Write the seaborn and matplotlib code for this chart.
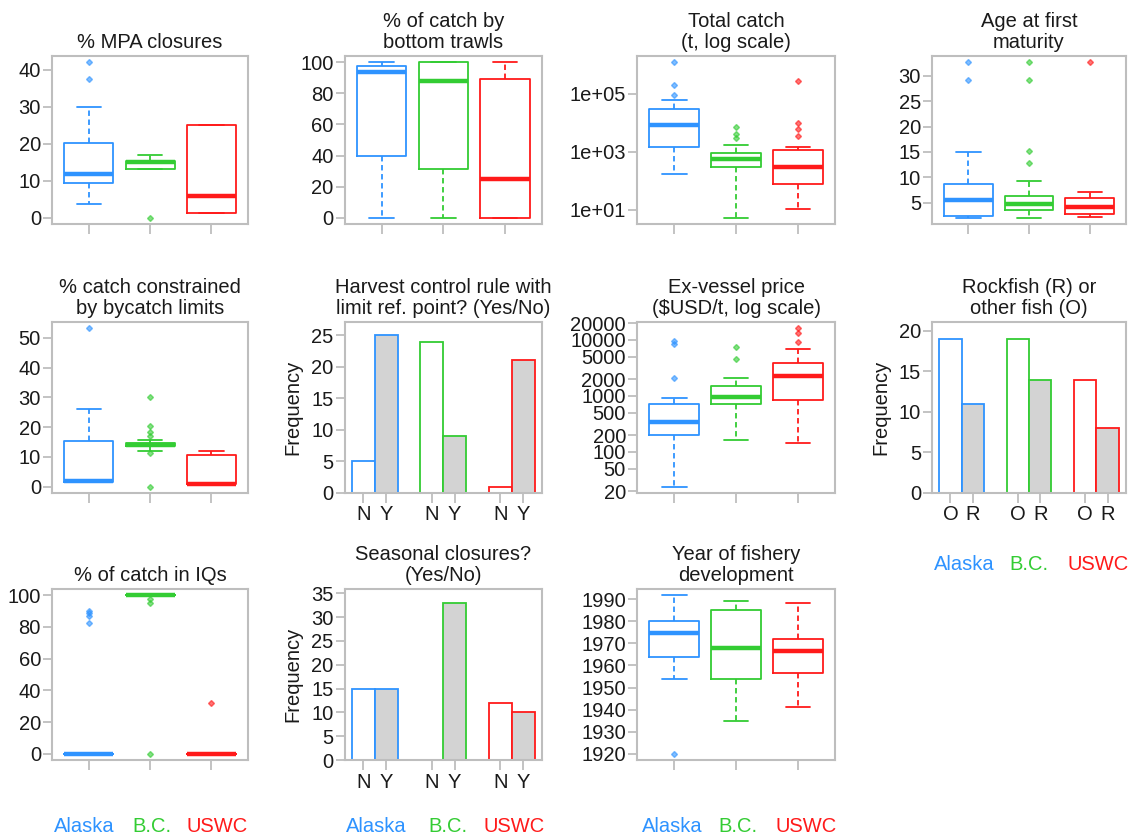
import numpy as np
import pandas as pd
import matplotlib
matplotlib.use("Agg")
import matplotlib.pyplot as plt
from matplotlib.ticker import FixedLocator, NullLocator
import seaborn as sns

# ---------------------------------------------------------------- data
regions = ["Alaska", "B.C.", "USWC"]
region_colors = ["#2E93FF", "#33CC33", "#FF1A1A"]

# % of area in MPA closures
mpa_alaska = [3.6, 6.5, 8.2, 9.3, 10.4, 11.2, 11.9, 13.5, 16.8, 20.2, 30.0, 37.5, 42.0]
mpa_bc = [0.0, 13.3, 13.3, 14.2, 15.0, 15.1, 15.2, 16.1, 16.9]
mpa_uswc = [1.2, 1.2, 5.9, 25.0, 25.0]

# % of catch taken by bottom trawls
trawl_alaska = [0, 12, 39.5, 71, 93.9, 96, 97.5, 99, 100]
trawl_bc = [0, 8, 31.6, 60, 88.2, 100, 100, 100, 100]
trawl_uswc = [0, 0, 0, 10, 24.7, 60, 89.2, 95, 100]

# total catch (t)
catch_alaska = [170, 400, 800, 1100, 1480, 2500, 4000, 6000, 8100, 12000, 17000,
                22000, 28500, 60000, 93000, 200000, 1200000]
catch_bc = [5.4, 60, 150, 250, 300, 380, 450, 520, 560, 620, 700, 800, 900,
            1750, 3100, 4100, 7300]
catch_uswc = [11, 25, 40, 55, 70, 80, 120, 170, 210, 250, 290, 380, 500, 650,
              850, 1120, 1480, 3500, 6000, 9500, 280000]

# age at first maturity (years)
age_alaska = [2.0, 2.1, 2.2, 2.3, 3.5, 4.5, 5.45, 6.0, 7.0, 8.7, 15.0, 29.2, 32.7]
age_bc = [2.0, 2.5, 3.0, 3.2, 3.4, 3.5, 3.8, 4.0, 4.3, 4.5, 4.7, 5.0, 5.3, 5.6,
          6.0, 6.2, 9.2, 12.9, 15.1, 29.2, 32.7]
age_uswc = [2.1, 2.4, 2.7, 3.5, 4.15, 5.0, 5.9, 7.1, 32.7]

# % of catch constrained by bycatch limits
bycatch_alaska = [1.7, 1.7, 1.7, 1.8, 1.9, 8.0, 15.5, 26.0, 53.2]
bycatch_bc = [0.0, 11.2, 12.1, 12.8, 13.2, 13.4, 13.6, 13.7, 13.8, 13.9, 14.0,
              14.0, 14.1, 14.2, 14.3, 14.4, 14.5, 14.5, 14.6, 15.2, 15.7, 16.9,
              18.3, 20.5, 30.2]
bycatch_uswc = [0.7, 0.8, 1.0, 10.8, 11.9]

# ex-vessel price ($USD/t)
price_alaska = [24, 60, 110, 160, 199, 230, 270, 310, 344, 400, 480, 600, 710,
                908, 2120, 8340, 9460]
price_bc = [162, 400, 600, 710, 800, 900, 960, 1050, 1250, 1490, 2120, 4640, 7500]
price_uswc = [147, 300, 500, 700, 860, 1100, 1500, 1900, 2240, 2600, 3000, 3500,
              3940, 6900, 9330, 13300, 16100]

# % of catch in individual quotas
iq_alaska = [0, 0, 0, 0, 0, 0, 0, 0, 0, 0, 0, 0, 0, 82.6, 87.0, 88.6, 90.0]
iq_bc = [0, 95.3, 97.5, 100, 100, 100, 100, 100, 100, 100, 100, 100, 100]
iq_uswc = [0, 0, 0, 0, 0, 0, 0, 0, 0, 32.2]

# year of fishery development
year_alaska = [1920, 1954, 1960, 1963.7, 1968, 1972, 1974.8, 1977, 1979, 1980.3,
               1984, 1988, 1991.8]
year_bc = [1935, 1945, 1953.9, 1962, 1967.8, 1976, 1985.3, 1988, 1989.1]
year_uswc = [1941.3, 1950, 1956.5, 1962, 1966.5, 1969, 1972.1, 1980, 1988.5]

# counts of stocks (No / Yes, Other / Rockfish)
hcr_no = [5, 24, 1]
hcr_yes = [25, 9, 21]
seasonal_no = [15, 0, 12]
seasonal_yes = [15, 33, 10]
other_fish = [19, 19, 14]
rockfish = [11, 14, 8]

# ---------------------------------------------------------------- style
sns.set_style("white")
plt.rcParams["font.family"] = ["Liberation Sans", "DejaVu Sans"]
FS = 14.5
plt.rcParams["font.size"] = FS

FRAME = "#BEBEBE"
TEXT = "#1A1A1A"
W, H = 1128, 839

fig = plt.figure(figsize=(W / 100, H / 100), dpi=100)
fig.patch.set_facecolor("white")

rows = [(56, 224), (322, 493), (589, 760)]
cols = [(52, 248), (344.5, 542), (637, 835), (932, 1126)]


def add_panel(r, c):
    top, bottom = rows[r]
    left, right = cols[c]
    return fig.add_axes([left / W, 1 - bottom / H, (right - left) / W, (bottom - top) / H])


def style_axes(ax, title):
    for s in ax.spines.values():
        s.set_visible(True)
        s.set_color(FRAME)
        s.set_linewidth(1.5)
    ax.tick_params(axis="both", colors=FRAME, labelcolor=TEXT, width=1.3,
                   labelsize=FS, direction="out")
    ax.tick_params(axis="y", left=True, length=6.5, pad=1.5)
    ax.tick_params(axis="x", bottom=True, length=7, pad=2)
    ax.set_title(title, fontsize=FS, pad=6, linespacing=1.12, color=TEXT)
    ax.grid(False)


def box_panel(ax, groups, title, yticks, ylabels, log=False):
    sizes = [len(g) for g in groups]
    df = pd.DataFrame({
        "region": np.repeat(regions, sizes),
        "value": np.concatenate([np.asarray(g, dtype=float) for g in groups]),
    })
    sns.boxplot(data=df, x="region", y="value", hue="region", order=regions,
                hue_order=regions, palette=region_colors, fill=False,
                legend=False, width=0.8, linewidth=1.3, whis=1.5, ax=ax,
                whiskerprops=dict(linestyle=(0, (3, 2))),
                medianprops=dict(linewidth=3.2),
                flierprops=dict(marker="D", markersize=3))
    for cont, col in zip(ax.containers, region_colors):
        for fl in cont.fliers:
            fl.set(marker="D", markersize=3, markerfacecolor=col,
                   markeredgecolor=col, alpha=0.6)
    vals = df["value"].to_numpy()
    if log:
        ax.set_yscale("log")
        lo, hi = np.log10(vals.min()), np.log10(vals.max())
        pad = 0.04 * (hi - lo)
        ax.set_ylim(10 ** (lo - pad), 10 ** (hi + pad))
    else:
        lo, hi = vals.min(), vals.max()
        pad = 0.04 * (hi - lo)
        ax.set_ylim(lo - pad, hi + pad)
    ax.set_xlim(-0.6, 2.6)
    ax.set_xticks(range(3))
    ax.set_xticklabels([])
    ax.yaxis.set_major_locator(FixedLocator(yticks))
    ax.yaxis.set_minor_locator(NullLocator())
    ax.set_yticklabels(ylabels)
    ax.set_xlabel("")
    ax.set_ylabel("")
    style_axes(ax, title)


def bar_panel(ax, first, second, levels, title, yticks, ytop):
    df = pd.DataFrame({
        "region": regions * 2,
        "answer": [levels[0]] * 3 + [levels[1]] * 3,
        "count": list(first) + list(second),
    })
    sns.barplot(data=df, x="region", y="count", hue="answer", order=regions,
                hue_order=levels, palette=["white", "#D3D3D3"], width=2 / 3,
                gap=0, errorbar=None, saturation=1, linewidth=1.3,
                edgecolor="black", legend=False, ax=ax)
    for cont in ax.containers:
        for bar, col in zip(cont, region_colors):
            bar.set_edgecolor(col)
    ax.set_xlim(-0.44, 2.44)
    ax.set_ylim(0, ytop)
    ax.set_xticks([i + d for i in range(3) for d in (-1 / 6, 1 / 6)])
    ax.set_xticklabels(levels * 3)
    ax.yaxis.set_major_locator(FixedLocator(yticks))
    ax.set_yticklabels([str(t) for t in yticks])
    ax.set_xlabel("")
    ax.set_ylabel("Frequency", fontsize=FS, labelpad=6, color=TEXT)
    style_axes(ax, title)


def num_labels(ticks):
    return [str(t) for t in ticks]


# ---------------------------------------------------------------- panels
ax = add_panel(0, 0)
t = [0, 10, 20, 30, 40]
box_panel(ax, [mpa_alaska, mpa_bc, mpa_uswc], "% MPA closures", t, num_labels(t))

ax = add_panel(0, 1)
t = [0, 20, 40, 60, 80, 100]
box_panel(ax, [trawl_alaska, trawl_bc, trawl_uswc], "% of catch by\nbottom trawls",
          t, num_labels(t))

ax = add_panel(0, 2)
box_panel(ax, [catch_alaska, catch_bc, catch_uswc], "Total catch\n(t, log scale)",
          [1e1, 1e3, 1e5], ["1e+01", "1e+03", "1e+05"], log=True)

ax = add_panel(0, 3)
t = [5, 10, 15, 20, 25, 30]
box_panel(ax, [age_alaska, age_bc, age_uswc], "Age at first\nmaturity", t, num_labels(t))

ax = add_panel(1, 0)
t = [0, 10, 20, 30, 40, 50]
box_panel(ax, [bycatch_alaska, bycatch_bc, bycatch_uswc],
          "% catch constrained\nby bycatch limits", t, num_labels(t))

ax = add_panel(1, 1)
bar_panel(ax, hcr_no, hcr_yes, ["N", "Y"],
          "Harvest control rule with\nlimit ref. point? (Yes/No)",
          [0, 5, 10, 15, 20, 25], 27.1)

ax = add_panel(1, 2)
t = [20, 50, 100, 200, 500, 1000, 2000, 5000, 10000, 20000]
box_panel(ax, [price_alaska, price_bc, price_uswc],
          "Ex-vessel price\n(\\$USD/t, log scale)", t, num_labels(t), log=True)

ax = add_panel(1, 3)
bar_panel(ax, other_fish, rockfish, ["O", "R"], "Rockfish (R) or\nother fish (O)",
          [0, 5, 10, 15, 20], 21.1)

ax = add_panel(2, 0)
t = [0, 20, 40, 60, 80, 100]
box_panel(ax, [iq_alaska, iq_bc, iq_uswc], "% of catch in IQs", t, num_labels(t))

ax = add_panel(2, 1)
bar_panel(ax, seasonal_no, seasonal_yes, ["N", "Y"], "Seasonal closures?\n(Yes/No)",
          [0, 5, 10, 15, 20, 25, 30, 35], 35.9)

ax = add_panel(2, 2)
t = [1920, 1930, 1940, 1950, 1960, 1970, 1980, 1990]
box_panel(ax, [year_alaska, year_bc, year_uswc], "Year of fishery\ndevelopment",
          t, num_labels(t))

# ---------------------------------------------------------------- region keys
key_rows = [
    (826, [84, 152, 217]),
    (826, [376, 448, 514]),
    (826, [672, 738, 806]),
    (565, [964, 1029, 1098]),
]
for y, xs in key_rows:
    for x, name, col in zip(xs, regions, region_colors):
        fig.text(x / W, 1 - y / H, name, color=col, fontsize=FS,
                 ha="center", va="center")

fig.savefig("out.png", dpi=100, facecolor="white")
------------------------------------
*Do this:* For the listing above, identify each line bearing "seaborn".

*Correct result:*
Write the seaborn and matplotlib code for this chart.
import seaborn as sns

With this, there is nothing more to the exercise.